Problem description:
Would you write out the listing verbatim and skip every picture in it?

-------- Given data

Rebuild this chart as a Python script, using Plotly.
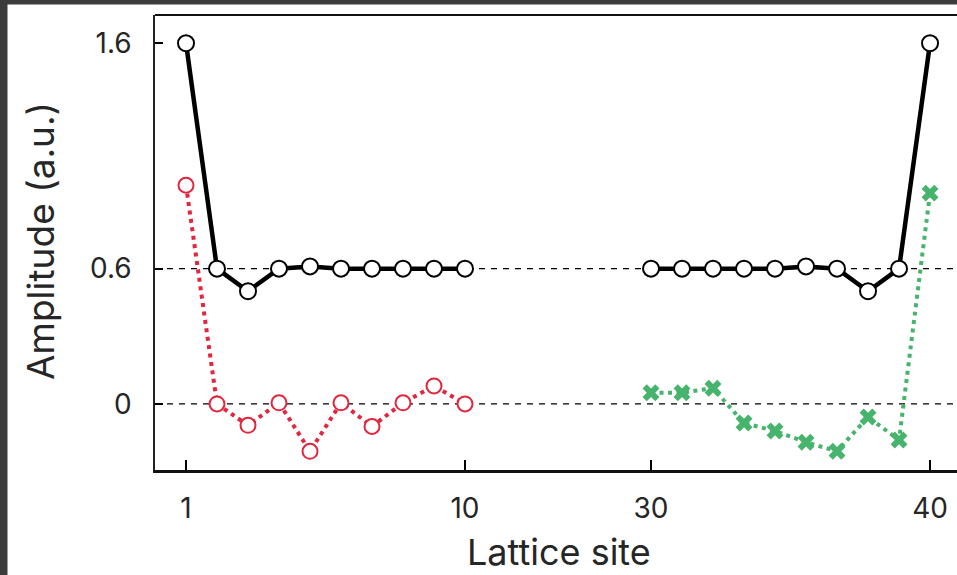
import plotly.graph_objects as go

# ---------------- data ----------------
sites_left = [1, 2, 3, 4, 5, 6, 7, 8, 9, 10]
sites_right = [31, 32, 33, 34, 35, 36, 37, 38, 39, 40]
black_left = [1.6, 0.6, 0.5, 0.6, 0.61, 0.6, 0.6, 0.6, 0.6, 0.6]
black_right = [0.6, 0.6, 0.6, 0.6, 0.6, 0.61, 0.6, 0.5, 0.6, 1.6]
red_left = [0.97, 0.0, -0.095, 0.005, -0.21, 0.005, -0.10, 0.005, 0.08, 0.0]
green_right = [0.05, 0.05, 0.07, -0.085, -0.12, -0.17, -0.21, -0.058, -0.16, 0.935]
x_tick_labels = ["1", "10", "30", "40"]
y_tick_vals = [0, 0.6, 1.6]
y_tick_labels = ["0", "0.6", "1.6"]
ref_levels = [0.6, 0.0]

# broken x axis: the two groups are drawn on one axis with a compressed gap
GAP = 6
pos_left = [i for i in range(len(sites_left))]
pos_right = [len(sites_left) - 1 + GAP + i for i in range(len(sites_right))]
tick_pos = [pos_left[0], pos_left[-1], pos_right[0], pos_right[-1]]

RED = "#e2263e"
GREEN = "#47b46d"
FONT = "Inter"
TXT = "#262626"

# layout geometry (pixels)
W, H = 957, 575
L, R, T, B = 155, 0, 15, 105
PW, PH = W - L - R, H - T - B


def px_x(p):
    return (p - L) / PW


def px_y(p):
    return (H - B - p) / PH


fig = go.Figure()

# dashed reference lines
for lv in ref_levels:
    fig.add_shape(type="line", xref="paper", x0=0, x1=1, yref="y", y0=lv, y1=lv,
                  line=dict(color="black", width=1.3, dash="6px,6px"), layer="below")

fig.add_trace(go.Scatter(x=pos_left, y=red_left, mode="lines+markers",
                         line=dict(color=RED, width=4, dash="4px,4.5px"),
                         marker=dict(symbol="circle", size=15, color="white",
                                     line=dict(color=RED, width=2)),
                         showlegend=False))
fig.add_trace(go.Scatter(x=pos_right, y=green_right, mode="lines+markers",
                         line=dict(color=GREEN, width=4, dash="4px,4.5px"),
                         marker=dict(symbol="x", size=15, color=GREEN,
                                     line=dict(width=0)),
                         showlegend=False))
for xs, ys in ((pos_left, black_left), (pos_right, black_right)):
    fig.add_trace(go.Scatter(x=xs, y=ys, mode="lines+markers",
                             line=dict(color="black", width=4.5),
                             marker=dict(symbol="circle", size=16, color="white",
                                         line=dict(color="black", width=2)),
                             showlegend=False))

# top frame line
fig.add_shape(type="line", xref="paper", yref="paper", x0=0, x1=1, y0=1, y1=1,
              line=dict(color="#111", width=2))

# dark screenshot border (top and left strips)
fig.add_shape(type="rect", xref="paper", yref="paper", x0=px_x(0), x1=px_x(W + 2),
              y0=px_y(4.5), y1=px_y(-2), fillcolor="#3c3c3c", line=dict(width=0))
fig.add_shape(type="rect", xref="paper", yref="paper", x0=px_x(-2), x1=px_x(7.5),
              y0=px_y(H + 2), y1=px_y(-2), fillcolor="#3c3c3c", line=dict(width=0))

# axis titles
fig.add_annotation(text="Lattice site", xref="paper", yref="paper",
                   x=px_x(559), y=px_y(575), xanchor="center", yanchor="bottom",
                   showarrow=False, borderpad=0,
                   font=dict(family=FONT, size=36, color=TXT))
fig.add_annotation(text="Amplitude (a.u.)", xref="paper", yref="paper",
                   x=px_x(40), y=px_y(241), xanchor="center", yanchor="middle",
                   textangle=-90, showarrow=False,
                   font=dict(family=FONT, size=37, color=TXT))

fig.update_xaxes(range=[-1.0, 24.87], tickmode="array", tickvals=tick_pos,
                 ticktext=x_tick_labels, ticks="inside", ticklen=10, tickwidth=1.5,
                 tickcolor="black", showline=True, linecolor="#111", linewidth=2.5,
                 showgrid=False, zeroline=False, ticklabelstandoff=12,
                 tickfont=dict(family=FONT, size=28, color=TXT))
fig.update_yaxes(range=[-0.293, 1.725], tickmode="array", tickvals=y_tick_vals,
                 ticktext=y_tick_labels, ticks="inside", ticklen=8, tickwidth=1.5,
                 tickcolor="black", showline=True, linecolor="#222", linewidth=1.5,
                 showgrid=False, zeroline=False, ticklabelstandoff=16,
                 tickfont=dict(family=FONT, size=28, color=TXT))

fig.update_layout(width=W, height=H, margin=dict(l=L, r=R, t=T, b=B),
                  paper_bgcolor="white", plot_bgcolor="white", showlegend=False)

fig.write_html("out.html")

----------------

Response:
Rebuild this chart as a Python script, using Plotly.
import plotly.graph_objects as go

# ---------------- data ----------------
sites_left = [1, 2, 3, 4, 5, 6, 7, 8, 9, 10]
sites_right = [31, 32, 33, 34, 35, 36, 37, 38, 39, 40]
black_left = [1.6, 0.6, 0.5, 0.6, 0.61, 0.6, 0.6, 0.6, 0.6, 0.6]
black_right = [0.6, 0.6, 0.6, 0.6, 0.6, 0.61, 0.6, 0.5, 0.6, 1.6]
red_left = [0.97, 0.0, -0.095, 0.005, -0.21, 0.005, -0.10, 0.005, 0.08, 0.0]
green_right = [0.05, 0.05, 0.07, -0.085, -0.12, -0.17, -0.21, -0.058, -0.16, 0.935]
x_tick_labels = ["1", "10", "30", "40"]
y_tick_vals = [0, 0.6, 1.6]
y_tick_labels = ["0", "0.6", "1.6"]
ref_levels = [0.6, 0.0]

# broken x axis: the two groups are drawn on one axis with a compressed gap
GAP = 6
pos_left = [i for i in range(len(sites_left))]
pos_right = [len(sites_left) - 1 + GAP + i for i in range(len(sites_right))]
tick_pos = [pos_left[0], pos_left[-1], pos_right[0], pos_right[-1]]

RED = "#e2263e"
GREEN = "#47b46d"
FONT = "Inter"
TXT = "#262626"

# layout geometry (pixels)
W, H = 957, 575
L, R, T, B = 155, 0, 15, 105
PW, PH = W - L - R, H - T - B


def px_x(p):
    return (p - L) / PW


def px_y(p):
    return (H - B - p) / PH


fig = go.Figure()

# dashed reference lines
for lv in ref_levels:
    fig.add_shape(type="line", xref="paper", x0=0, x1=1, yref="y", y0=lv, y1=lv,
                  line=dict(color="black", width=1.3, dash="6px,6px"), layer="below")

fig.add_trace(go.Scatter(x=pos_left, y=red_left, mode="lines+markers",
                         line=dict(color=RED, width=4, dash="4px,4.5px"),
                         marker=dict(symbol="circle", size=15, color="white",
                                     line=dict(color=RED, width=2)),
                         showlegend=False))
fig.add_trace(go.Scatter(x=pos_right, y=green_right, mode="lines+markers",
                         line=dict(color=GREEN, width=4, dash="4px,4.5px"),
                         marker=dict(symbol="x", size=15, color=GREEN,
                                     line=dict(width=0)),
                         showlegend=False))
for xs, ys in ((pos_left, black_left), (pos_right, black_right)):
    fig.add_trace(go.Scatter(x=xs, y=ys, mode="lines+markers",
                             line=dict(color="black", width=4.5),
                             marker=dict(symbol="circle", size=16, color="white",
                                         line=dict(color="black", width=2)),
                             showlegend=False))

# top frame line
fig.add_shape(type="line", xref="paper", yref="paper", x0=0, x1=1, y0=1, y1=1,
              line=dict(color="#111", width=2))

# dark screenshot border (top and left strips)
fig.add_shape(type="rect", xref="paper", yref="paper", x0=px_x(0), x1=px_x(W + 2),
              y0=px_y(4.5), y1=px_y(-2), fillcolor="#3c3c3c", line=dict(width=0))
fig.add_shape(type="rect", xref="paper", yref="paper", x0=px_x(-2), x1=px_x(7.5),
              y0=px_y(H + 2), y1=px_y(-2), fillcolor="#3c3c3c", line=dict(width=0))

# axis titles
fig.add_annotation(text="Lattice site", xref="paper", yref="paper",
                   x=px_x(559), y=px_y(575), xanchor="center", yanchor="bottom",
                   showarrow=False, borderpad=0,
                   font=dict(family=FONT, size=36, color=TXT))
fig.add_annotation(text="Amplitude (a.u.)", xref="paper", yref="paper",
                   x=px_x(40), y=px_y(241), xanchor="center", yanchor="middle",
                   textangle=-90, showarrow=False,
                   font=dict(family=FONT, size=37, color=TXT))

fig.update_xaxes(range=[-1.0, 24.87], tickmode="array", tickvals=tick_pos,
                 ticktext=x_tick_labels, ticks="inside", ticklen=10, tickwidth=1.5,
                 tickcolor="black", showline=True, linecolor="#111", linewidth=2.5,
                 showgrid=False, zeroline=False, ticklabelstandoff=12,
                 tickfont=dict(family=FONT, size=28, color=TXT))
fig.update_yaxes(range=[-0.293, 1.725], tickmode="array", tickvals=y_tick_vals,
                 ticktext=y_tick_labels, ticks="inside", ticklen=8, tickwidth=1.5,
                 tickcolor="black", showline=True, linecolor="#222", linewidth=1.5,
                 showgrid=False, zeroline=False, ticklabelstandoff=16,
                 tickfont=dict(family=FONT, size=28, color=TXT))

fig.update_layout(width=W, height=H, margin=dict(l=L, r=R, t=T, b=B),
                  paper_bgcolor="white", plot_bgcolor="white", showlegend=False)

fig.write_html("out.html")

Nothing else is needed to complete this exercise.